Stated exercise: Transcribe all of the data exactly. Omit the pictures.

Collected data:
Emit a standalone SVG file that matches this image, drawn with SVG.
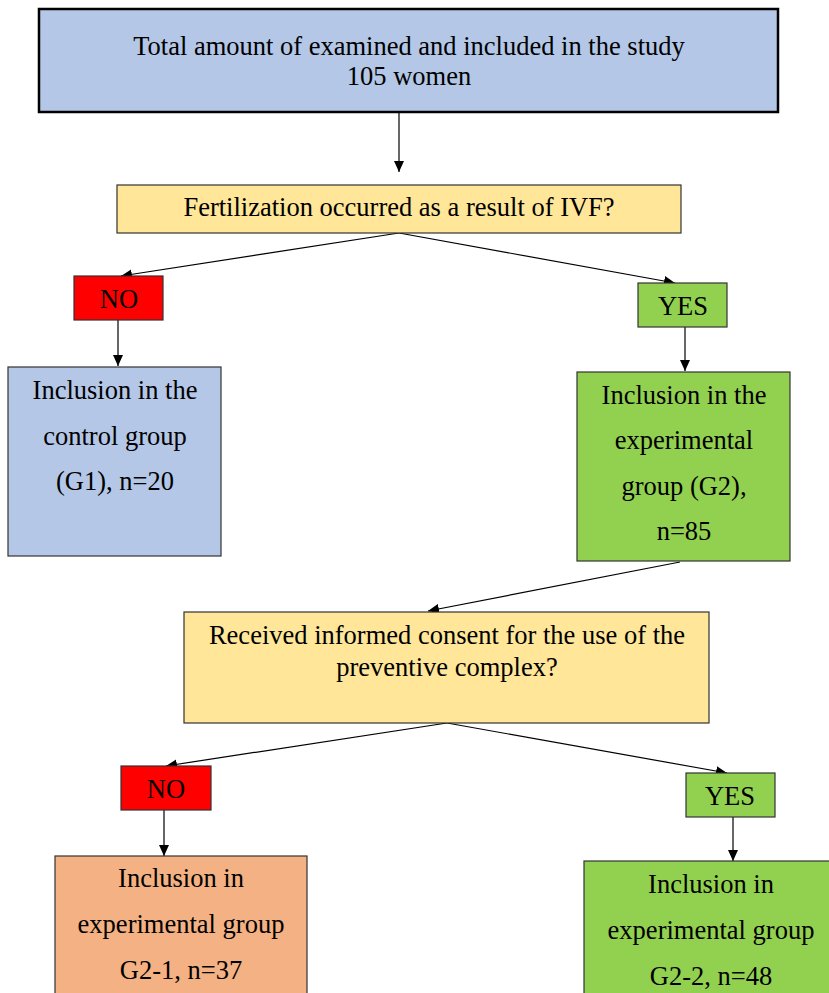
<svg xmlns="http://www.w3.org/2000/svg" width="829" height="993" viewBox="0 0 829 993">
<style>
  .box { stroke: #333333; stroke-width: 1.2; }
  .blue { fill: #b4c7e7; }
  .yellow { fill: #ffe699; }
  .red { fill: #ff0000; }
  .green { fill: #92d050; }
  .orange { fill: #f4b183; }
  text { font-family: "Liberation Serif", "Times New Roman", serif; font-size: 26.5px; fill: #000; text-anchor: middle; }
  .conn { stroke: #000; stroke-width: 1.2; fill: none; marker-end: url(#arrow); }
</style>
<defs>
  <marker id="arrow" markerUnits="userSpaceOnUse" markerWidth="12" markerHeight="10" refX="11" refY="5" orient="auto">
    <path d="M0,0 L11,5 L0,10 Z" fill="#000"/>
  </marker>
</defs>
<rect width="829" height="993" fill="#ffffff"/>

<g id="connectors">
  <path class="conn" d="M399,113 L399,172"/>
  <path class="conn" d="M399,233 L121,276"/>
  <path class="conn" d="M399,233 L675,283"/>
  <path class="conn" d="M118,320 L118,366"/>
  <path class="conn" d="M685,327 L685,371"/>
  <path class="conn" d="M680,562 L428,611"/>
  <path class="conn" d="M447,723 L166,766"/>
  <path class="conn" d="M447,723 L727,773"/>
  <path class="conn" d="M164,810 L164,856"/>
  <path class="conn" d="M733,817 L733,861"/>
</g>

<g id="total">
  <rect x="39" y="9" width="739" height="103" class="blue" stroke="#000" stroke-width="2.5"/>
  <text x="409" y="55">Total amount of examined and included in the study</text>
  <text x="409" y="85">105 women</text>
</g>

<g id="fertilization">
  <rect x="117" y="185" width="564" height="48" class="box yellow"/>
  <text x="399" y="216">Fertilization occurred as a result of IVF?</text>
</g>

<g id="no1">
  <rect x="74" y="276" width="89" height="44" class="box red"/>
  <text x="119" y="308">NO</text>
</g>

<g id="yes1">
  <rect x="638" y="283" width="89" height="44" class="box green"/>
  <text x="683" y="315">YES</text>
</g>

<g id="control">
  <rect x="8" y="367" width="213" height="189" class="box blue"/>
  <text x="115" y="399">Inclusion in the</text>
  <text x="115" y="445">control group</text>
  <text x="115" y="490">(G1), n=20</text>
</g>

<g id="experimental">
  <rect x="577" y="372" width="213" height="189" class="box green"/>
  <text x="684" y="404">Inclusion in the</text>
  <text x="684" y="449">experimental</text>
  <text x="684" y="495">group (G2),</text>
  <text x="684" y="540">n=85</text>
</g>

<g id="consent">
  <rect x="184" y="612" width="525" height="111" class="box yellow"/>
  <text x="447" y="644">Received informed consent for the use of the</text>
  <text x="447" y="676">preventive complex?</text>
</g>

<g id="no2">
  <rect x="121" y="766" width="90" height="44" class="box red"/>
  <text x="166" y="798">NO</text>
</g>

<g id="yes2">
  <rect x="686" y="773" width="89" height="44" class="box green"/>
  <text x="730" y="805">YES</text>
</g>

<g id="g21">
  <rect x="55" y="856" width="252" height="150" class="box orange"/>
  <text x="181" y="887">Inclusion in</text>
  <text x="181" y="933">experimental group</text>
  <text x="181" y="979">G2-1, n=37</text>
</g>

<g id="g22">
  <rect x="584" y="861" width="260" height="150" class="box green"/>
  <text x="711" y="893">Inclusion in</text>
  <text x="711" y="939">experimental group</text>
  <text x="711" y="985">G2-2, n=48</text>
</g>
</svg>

Expected answer:
Emit a standalone SVG file that matches this image, drawn with SVG.
<svg xmlns="http://www.w3.org/2000/svg" width="829" height="993" viewBox="0 0 829 993">
<style>
  .box { stroke: #333333; stroke-width: 1.2; }
  .blue { fill: #b4c7e7; }
  .yellow { fill: #ffe699; }
  .red { fill: #ff0000; }
  .green { fill: #92d050; }
  .orange { fill: #f4b183; }
  text { font-family: "Liberation Serif", "Times New Roman", serif; font-size: 26.5px; fill: #000; text-anchor: middle; }
  .conn { stroke: #000; stroke-width: 1.2; fill: none; marker-end: url(#arrow); }
</style>
<defs>
  <marker id="arrow" markerUnits="userSpaceOnUse" markerWidth="12" markerHeight="10" refX="11" refY="5" orient="auto">
    <path d="M0,0 L11,5 L0,10 Z" fill="#000"/>
  </marker>
</defs>
<rect width="829" height="993" fill="#ffffff"/>

<g id="connectors">
  <path class="conn" d="M399,113 L399,172"/>
  <path class="conn" d="M399,233 L121,276"/>
  <path class="conn" d="M399,233 L675,283"/>
  <path class="conn" d="M118,320 L118,366"/>
  <path class="conn" d="M685,327 L685,371"/>
  <path class="conn" d="M680,562 L428,611"/>
  <path class="conn" d="M447,723 L166,766"/>
  <path class="conn" d="M447,723 L727,773"/>
  <path class="conn" d="M164,810 L164,856"/>
  <path class="conn" d="M733,817 L733,861"/>
</g>

<g id="total">
  <rect x="39" y="9" width="739" height="103" class="blue" stroke="#000" stroke-width="2.5"/>
  <text x="409" y="55">Total amount of examined and included in the study</text>
  <text x="409" y="85">105 women</text>
</g>

<g id="fertilization">
  <rect x="117" y="185" width="564" height="48" class="box yellow"/>
  <text x="399" y="216">Fertilization occurred as a result of IVF?</text>
</g>

<g id="no1">
  <rect x="74" y="276" width="89" height="44" class="box red"/>
  <text x="119" y="308">NO</text>
</g>

<g id="yes1">
  <rect x="638" y="283" width="89" height="44" class="box green"/>
  <text x="683" y="315">YES</text>
</g>

<g id="control">
  <rect x="8" y="367" width="213" height="189" class="box blue"/>
  <text x="115" y="399">Inclusion in the</text>
  <text x="115" y="445">control group</text>
  <text x="115" y="490">(G1), n=20</text>
</g>

<g id="experimental">
  <rect x="577" y="372" width="213" height="189" class="box green"/>
  <text x="684" y="404">Inclusion in the</text>
  <text x="684" y="449">experimental</text>
  <text x="684" y="495">group (G2),</text>
  <text x="684" y="540">n=85</text>
</g>

<g id="consent">
  <rect x="184" y="612" width="525" height="111" class="box yellow"/>
  <text x="447" y="644">Received informed consent for the use of the</text>
  <text x="447" y="676">preventive complex?</text>
</g>

<g id="no2">
  <rect x="121" y="766" width="90" height="44" class="box red"/>
  <text x="166" y="798">NO</text>
</g>

<g id="yes2">
  <rect x="686" y="773" width="89" height="44" class="box green"/>
  <text x="730" y="805">YES</text>
</g>

<g id="g21">
  <rect x="55" y="856" width="252" height="150" class="box orange"/>
  <text x="181" y="887">Inclusion in</text>
  <text x="181" y="933">experimental group</text>
  <text x="181" y="979">G2-1, n=37</text>
</g>

<g id="g22">
  <rect x="584" y="861" width="260" height="150" class="box green"/>
  <text x="711" y="893">Inclusion in</text>
  <text x="711" y="939">experimental group</text>
  <text x="711" y="985">G2-2, n=48</text>
</g>
</svg>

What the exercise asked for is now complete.